The most common starting point is life overload. Kids, careers, aging parents, financial pressure. Both people get stretched thin and the relationship becomes the thing that absorbs whatever energy is left over, which is often very little. This is survivable short-term. Over years, it depletes something.

What usually follows is deprioritization. Not intentional neglect. Just a long series of small choices where something else was more urgent. The regular check-ins stop. The small rituals disappear. The conversations stay practical. You're sharing a life but not really connecting inside it.

Then resentment tends to creep in. Not dramatic resentment. Quiet accumulations. One person feeling like they carry more of the mental load. One person feeling like their needs are always last. Small frustrations that don't get addressed and don't go away.

By the time most couples recognize burnout as a thing, they've been in it for a while. The signs are there, but they're easy to misread.

Signs You're in It

Some of the more recognizable markers: Interactions with your partner feel more transactional than connected. You go through entire days without a real conversation. You feel relieved when your partner has plans and you have time alone. You're irritable with them in ways you can't fully explain. You used to look forward to being home; now you feel vaguely neutral about it.

Physical distance is often part of it too. Not necessarily a lack of sex, though that's common. More like the casual physical closeness that used to happen naturally starts requiring a decision. You sit on separate parts of the couch. You stop reaching for each other's hands.

One of the clearest signs is what John Gottman calls a failure to "turn toward" bids for connection. A bid is any small reach for connection. A comment about the weather. Laughing at something and wanting to share it. Saying "look at this." In a healthy relationship, partners turn toward these bids most of the time. In a burned-out relationship, people stop reaching, or stop responding, because both feel too depleted to make the effort.

What Actually Helps

The first useful thing is naming it accurately. Not "we're just stressed" or "we're in a rough patch." Burnout. That word matters because it points toward the right solution. You don't resolve burnout by trying harder. You resolve it by rebuilding reserves.

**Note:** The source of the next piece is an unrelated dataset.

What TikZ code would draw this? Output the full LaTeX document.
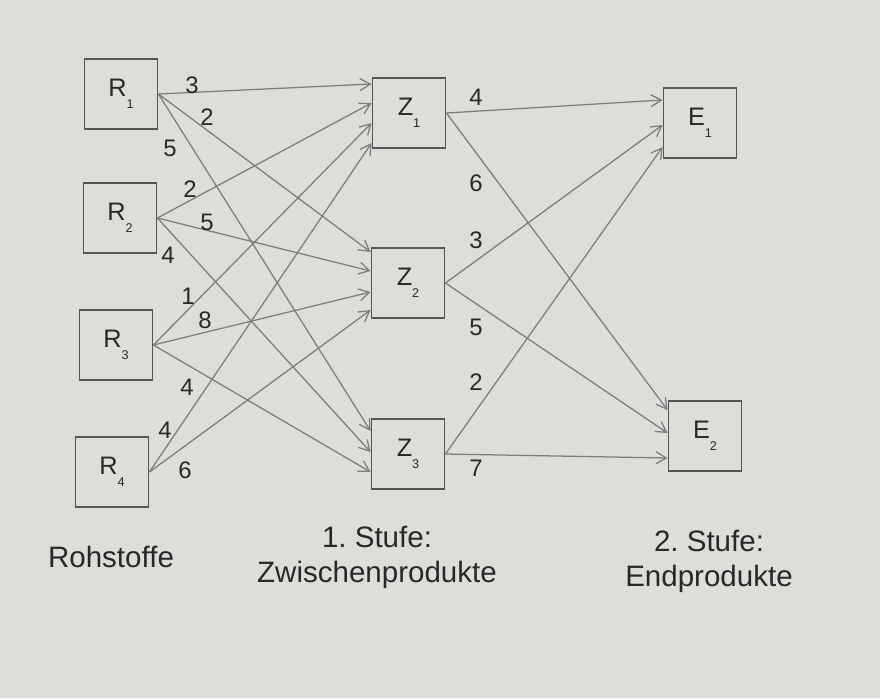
\documentclass[tikz,border=0pt]{standalone}
\usepackage{fontspec}
\setmainfont{Liberation Sans}
\usetikzlibrary{calc,arrows.meta}
\definecolor{paper}{RGB}{221,221,218}
\definecolor{edgegray}{RGB}{125,125,125}
\definecolor{boxgray}{RGB}{85,85,85}
\definecolor{ink}{RGB}{40,40,40}
\newcommand{\subidx}[1]{\raisebox{-8.5pt}{\fontsize{9}{9}\selectfont #1}}
\frenchspacing

\begin{document}
\begin{tikzpicture}[
  x=0.025cm, y=-0.025cm,
  box/.style={draw=boxgray, line width=1.3pt, minimum width=1.825cm, minimum height=1.75cm, inner sep=0pt, text=ink, font=\fontsize{18}{18}\selectfont},
  flow/.style={draw=edgegray, line width=0.9pt, -{Straight Barb[length=2.6mm,width=3mm]}},
  wlab/.style={text=ink, font=\fontsize{17}{17}\selectfont, inner sep=0pt},
  stage/.style={text=ink, font=\fontsize{21}{25}\selectfont, align=center, inner sep=0pt}
]
\fill[paper] (0,0) rectangle (880,698);

% raw materials
\node[box] (R1) at (121,94) {R\subidx{1}};
\node[box] (R2) at (120,218) {R\subidx{2}};
\node[box] (R3) at (116,345) {R\subidx{3}};
\node[box] (R4) at (112,472) {R\subidx{4}};
% intermediate products
\node[box] (Z1) at (409,113) {Z\subidx{1}};
\node[box] (Z2) at (408,283) {Z\subidx{2}};
\node[box] (Z3) at (408,454) {Z\subidx{3}};
% end products
\node[box] (E1) at (700,123) {E\subidx{1}};
\node[box] (E2) at (705,436) {E\subidx{2}};

\foreach \src/\dst/\off/\w/\lx/\ly in {
  R1/Z1/-29/3/192/85, R1/Z2/-31/2/207/117, R1/Z3/-23/5/170/148,
  R2/Z1/-10/2/190/189, R2/Z2/-12/5/207/222, R2/Z3/-2/4/168/255,
  R3/Z1/10/1/188/296, R3/Z2/9/8/205/320, R3/Z3/18/4/187/387,
  R4/Z1/30/4/165/430, R4/Z2/27/6/185/470,
  Z1/E1/-23/4/476/97, Z1/E2/-26/6/476/183,
  Z2/E1/2/3/476/240, Z2/E2/-3/5/476/327,
  Z3/E1/24/2/476/382, Z3/E2/22/7/476/468}
{
  \draw[flow] (\src.east) -- ($(\dst.west)+(0,\off)$);
  \node[wlab] (w\src\dst) at (\lx,\ly) {\w};
}

% captions
\node[stage] (rohstoffe) at (111,557) {Rohstoffe};
\node[stage] (stufe1) at (377,557) {1. Stufe:\\Zwischenprodukte};
\node[stage] (stufe2) at (709,561) {2. Stufe:\\Endprodukte};
\end{tikzpicture}
\end{document}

Gottman's research on what he calls the "positive sentiment override" is relevant here. Essentially: couples who handle conflict and difficulty well are drawing on a positive account they've built through small, consistent positive interactions. When that account is low, even minor friction becomes hard to navigate. Rebuilding the account isn't about grand gestures. It's about small deposits made regularly.

What does that look like practically? Turning toward each other's bids, even small ones. A real response to "I had a weird day at work" instead of "uh huh." Noticing something your partner does and actually saying so. Five or ten minutes of focused conversation that isn't about logistics or kids or schedules.

It also means being honest about capacity. Part of what makes burnout worse is performing fine-ness. Acting like you're okay when you're not, then resenting your partner for not seeing it. The conversation that's needed is often something like: "I'm exhausted and I need us to be intentional about each other for a while, because I've been running on fumes and I don't want that to become our normal."

That conversation is uncomfortable. It's also the one that opens something.

On Recovery

Recovery from burnout is gradual. There's rarely a single turning point. What tends to help over time is both people taking the problem seriously and deciding to make the relationship a priority again, not just in theory but in actual daily behavior.

That means protecting time. Not "we should do a date night sometime" but scheduling it and keeping it. It means having the conversations that got shelved because there was always something more pressing. It means reintroducing the small things that signal care. The coffee made the way your partner likes it. The text that says nothing important but says "I thought of you."

None of this is complicated. Almost all of it is easy to skip when you're tired. The burnout cycle persists because the very thing that would break it, investing in each other, feels like too much to ask when you're depleted.

Which is why the first step is usually just admitting that you've let the account run low. Not assigning blame. Not analyzing what went wrong. Just acknowledging the state you're in, together, and deciding that you both want to change it.

That's where recovery starts. Not in a vacation or a retreat or a dramatic recommitment. In two tired people deciding to actually see each other again.

A question worth asking each other:

"What's one small thing I could do this week that would make you feel like I actually saw you?"

Not a grand gesture. Something real and doable. The answer tells you a lot about where the account has run low.